Nel Lazio, visto che veniva da 10 anni di centro-sinistra, è andata ancor peggio che in Lombardia, da molti punti di vista. La destra infatti, pur perdendo un certo numero di voti in assoluto (come tutti) arretra meno che qui da noi. Oggi ottiene 935 mila voti (il 53,9%), rispetto ai 1.214 mila (44,8%) di quattro mesi fa e ai 965 mila (più 210 mila però ad altri gruppi di destra, non presenti stavolta) e 36,4% di 5 anni fa. Come si vede, si tratta addirittura quasi di una “tenuta” in termini assoluti, nonostante il calo di votanti, rispetto alle precedenti regionali. E anche l’arrtetramento rispetto a 4 mesi fa è molto minore di quello lombardo. Ovviamente, all’ombra del Colosseo ancor più che in Lombardia sono i meloniani a far la parte del leone, passando dai 220 mila voti (8,7%) del 2018 ai 520 mila (33,6%) di oggi. Vero è che perdono oltre 300 mila voti rispetto agli 851 mila di 4 mesi fa (31,4%), ma siamo lontani dal dimezzamento avuto in Lombardia. Appare chiaro che il radicamento storico dell’estrema destra nel Lazio è diverso dal “voto utile” post-fascista in una regione storicamente poco amante dell’estrema destra come la Lombardia. E si confermano di gran lunga (non per poco, come da noi) come primo partito della regione. Leghisti e forzitalioti si indeboliscono in termini assoluti (e, rispetto al 2018, anche in percentuale) ma in misura minore rispetto al dato lombardo. Insieme, comunque, hanno la metà dei voti dei fratellini italioti (262 mila, 17%), mentre nel 2018 ne avevano quasi il triplo (625 mila, 25%).
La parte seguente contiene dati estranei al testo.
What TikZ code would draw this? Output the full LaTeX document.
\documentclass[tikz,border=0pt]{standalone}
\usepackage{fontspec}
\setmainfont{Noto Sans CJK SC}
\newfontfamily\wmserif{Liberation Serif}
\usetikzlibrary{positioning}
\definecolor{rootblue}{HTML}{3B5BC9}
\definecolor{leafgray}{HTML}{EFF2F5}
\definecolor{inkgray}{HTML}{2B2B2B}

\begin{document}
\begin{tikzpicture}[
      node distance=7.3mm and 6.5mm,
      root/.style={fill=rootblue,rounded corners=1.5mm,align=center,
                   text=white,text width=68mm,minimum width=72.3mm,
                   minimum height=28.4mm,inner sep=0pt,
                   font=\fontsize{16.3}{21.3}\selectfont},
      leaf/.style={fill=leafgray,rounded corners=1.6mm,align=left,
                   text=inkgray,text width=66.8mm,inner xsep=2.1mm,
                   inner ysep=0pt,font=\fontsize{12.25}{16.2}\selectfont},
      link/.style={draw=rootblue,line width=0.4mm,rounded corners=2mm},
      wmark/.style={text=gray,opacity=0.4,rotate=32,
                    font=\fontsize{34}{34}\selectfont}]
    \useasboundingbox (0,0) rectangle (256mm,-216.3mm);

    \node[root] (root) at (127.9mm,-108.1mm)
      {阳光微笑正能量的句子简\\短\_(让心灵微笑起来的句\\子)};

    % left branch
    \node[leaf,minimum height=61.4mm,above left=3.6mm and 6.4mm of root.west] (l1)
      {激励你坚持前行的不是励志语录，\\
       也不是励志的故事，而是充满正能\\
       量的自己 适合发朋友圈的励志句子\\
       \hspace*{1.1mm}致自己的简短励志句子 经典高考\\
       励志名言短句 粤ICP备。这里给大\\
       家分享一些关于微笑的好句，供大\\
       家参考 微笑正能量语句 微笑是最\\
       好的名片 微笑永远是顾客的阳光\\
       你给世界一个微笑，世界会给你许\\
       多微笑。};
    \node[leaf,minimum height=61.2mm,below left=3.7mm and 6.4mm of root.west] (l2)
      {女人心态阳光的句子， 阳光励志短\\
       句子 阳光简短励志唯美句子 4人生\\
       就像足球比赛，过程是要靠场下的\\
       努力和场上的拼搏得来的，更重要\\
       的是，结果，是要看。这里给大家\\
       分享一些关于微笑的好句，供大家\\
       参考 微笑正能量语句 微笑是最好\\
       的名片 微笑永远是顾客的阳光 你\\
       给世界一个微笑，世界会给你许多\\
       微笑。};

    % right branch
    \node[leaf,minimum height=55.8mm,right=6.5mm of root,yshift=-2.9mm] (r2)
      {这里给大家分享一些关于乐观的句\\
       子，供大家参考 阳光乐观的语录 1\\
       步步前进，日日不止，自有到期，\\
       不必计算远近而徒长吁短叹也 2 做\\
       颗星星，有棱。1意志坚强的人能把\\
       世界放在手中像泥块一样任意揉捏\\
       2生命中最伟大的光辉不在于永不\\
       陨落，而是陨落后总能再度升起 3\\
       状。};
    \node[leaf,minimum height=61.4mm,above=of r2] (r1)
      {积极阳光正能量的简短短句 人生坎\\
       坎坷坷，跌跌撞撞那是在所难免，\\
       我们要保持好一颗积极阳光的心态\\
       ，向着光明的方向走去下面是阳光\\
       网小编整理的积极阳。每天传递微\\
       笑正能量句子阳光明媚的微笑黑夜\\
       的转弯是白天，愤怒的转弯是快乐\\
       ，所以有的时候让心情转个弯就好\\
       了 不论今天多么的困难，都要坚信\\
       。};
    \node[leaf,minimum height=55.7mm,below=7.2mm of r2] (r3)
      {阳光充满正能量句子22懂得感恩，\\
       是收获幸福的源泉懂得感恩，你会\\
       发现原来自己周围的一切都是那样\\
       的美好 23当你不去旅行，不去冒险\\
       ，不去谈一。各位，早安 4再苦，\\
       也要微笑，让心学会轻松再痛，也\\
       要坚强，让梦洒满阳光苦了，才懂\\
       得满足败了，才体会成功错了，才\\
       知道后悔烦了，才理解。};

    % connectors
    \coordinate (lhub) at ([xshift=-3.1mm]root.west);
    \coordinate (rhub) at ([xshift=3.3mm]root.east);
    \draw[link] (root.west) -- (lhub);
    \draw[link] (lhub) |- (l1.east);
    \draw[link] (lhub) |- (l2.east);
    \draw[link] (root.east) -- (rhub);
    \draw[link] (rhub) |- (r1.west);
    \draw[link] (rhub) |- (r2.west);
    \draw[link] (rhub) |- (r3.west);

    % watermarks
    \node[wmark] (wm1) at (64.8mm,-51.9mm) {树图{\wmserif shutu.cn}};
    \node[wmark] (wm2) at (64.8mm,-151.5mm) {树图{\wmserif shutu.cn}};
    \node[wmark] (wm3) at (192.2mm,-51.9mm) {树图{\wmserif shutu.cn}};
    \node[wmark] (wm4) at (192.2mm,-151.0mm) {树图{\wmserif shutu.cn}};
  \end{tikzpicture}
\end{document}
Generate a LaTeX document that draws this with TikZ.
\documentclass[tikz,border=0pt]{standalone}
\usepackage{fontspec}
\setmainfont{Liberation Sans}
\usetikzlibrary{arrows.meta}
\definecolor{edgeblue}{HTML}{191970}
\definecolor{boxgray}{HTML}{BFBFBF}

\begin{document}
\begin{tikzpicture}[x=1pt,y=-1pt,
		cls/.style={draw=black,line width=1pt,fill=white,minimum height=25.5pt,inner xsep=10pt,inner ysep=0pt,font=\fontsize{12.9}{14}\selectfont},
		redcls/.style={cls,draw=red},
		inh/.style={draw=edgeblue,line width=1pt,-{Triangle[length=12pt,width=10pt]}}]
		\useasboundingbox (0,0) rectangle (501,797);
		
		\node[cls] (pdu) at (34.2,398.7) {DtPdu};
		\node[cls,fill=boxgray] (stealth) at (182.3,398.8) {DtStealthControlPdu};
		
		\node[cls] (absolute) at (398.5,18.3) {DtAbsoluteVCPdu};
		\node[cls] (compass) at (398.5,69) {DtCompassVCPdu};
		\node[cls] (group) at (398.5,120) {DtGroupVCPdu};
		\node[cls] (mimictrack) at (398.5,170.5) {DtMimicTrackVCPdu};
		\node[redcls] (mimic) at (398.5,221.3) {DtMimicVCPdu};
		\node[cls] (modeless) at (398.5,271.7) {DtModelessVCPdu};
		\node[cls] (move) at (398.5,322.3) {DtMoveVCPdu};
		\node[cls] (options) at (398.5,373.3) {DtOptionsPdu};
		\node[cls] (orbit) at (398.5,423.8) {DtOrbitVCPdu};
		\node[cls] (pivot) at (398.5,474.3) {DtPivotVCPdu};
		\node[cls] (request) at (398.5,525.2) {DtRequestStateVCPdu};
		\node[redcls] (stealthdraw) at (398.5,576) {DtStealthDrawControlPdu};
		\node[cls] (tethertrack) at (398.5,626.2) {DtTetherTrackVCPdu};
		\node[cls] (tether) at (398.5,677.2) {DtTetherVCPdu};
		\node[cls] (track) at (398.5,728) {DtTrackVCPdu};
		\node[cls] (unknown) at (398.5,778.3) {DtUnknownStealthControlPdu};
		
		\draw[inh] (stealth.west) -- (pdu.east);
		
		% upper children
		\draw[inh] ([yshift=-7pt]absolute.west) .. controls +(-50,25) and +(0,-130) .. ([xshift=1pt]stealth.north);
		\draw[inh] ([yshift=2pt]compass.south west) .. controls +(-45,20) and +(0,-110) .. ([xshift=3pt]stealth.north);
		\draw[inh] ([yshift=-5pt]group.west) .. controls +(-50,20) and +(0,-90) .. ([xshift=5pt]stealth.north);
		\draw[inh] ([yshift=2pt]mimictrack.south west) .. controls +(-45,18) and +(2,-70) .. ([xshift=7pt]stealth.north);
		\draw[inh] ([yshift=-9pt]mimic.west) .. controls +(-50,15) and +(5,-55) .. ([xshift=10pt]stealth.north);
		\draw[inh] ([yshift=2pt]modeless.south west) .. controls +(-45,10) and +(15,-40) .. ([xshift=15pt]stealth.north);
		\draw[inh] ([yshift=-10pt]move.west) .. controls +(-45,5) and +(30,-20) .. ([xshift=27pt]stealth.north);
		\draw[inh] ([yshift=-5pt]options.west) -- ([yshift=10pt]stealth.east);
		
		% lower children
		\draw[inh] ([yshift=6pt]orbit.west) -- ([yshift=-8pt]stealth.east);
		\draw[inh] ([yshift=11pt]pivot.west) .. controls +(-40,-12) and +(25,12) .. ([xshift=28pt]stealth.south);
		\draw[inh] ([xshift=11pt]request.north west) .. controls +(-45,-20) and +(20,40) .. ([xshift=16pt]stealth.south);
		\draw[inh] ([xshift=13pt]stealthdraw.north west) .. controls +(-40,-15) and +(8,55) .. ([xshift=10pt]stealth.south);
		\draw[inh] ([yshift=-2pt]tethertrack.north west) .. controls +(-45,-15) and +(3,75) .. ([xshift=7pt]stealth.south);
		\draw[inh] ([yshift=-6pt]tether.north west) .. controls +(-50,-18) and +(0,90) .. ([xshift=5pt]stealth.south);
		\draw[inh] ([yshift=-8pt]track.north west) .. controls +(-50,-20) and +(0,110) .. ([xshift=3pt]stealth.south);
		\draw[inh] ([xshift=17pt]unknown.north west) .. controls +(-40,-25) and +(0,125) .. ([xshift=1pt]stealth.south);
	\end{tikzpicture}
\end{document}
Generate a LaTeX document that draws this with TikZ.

Possono consolarsi pensando che 4 mesi fa erano ancora più schiacciati rispetto ad ora dalla vittoria dei tricolorati patrioti (350 mila voti contro 851 mila).

Se la destra è andata relativamente meglio nel Lazio che in Lombardia, si deduce facilmente che per il centro-sinistra sarà andata peggio. Sarà perché ha governato la regione negli ultimi 10 anni? O perché, diversamente che a Milano, ha preferito un profilo ancora più centrista, scegliendo di allearsi al calendo-renziani invece che coi grillini? Vediamo i numeri. Oggi il centro-sinistra porta a casa poco più della metà dei voti di 5 anni fa: 581 mila voti contro oltre un milione, anche se la percentuale è simile (un terzo dell’elettorato). Anche in questo caso è il PD a “soffrire” meno (anche se più del PD lombardo), passando da 539 mila voti nel ’18 (21,2%) ai 496 mila (18,3%) di 4 mesi fa, e ai 313 mila (20,3%) di oggi. Va male all’alleanza Verdi-Sinistra, che perde in voti e in percentuale. Dai 116 mila (4,6%) del ’18 (LeU più Verdi), ai 105 mila (3,9%) di 4 mesi fa, ai 42 mila (2,7%) di oggi. Ancor peggio va ai calendul-renziani, che perdono i due terzi dei voti in 4 mesi (da 231 mila a 75 mila voti, dall’8,5 al 4,9%). I grillini, invece, reggono meglio il colpo a Roma che a Milano. Si fa per dire, ovviamente, visto che passano dagli 835 mila voti (27%) di 5 anni fa ai 187 mila (10,8%) di oggi (ma erano già scesi a 400 mila voti, 14,8%, 4 mesi fa). Se in Lombardia hanno perso, in 5 anni, quasi il 90% dei voti, nel Lazio i danni sono più limitati: “solo” i 3/4 dei voti. Ma, si sa, nel regno dei ciechi un orbo è re.

E veniamo a “noi”, sciagurata sinistra “radicale”. Diversamente che in Lombardia, dove c’era solo Unione Popolare, a Roma ci si è divisi in due, ottenendo di spartirsi più o meno a metà il magro risultato. I 44 mila voti (1,4%) di Potere al Popolo del 2018 si sono ridotti a 32 mila (1,9%), equamente divisi tra PCI e UP. Molti meno che l’anno scorso, dove erano stati 60 mila (42 mila ad UP e 18 mila al PCI), pari al 2,3%. Soprattutto UP ha pagato il prezzo di questa divisione, mentre il PCI ha mantenuto i suoi (scarsi) voti. Tenuto conto che, da almeno un trentennio, il Lazio era sempre stato più generoso della Lombardia con la sinistra alternativa (diversamente che negli anni ’70, c’è da aggiungere), c’è di che riflettere sui danni delle divisioni. Ma è un discorso talmente arrugginito che è ormai diventato stucchevole.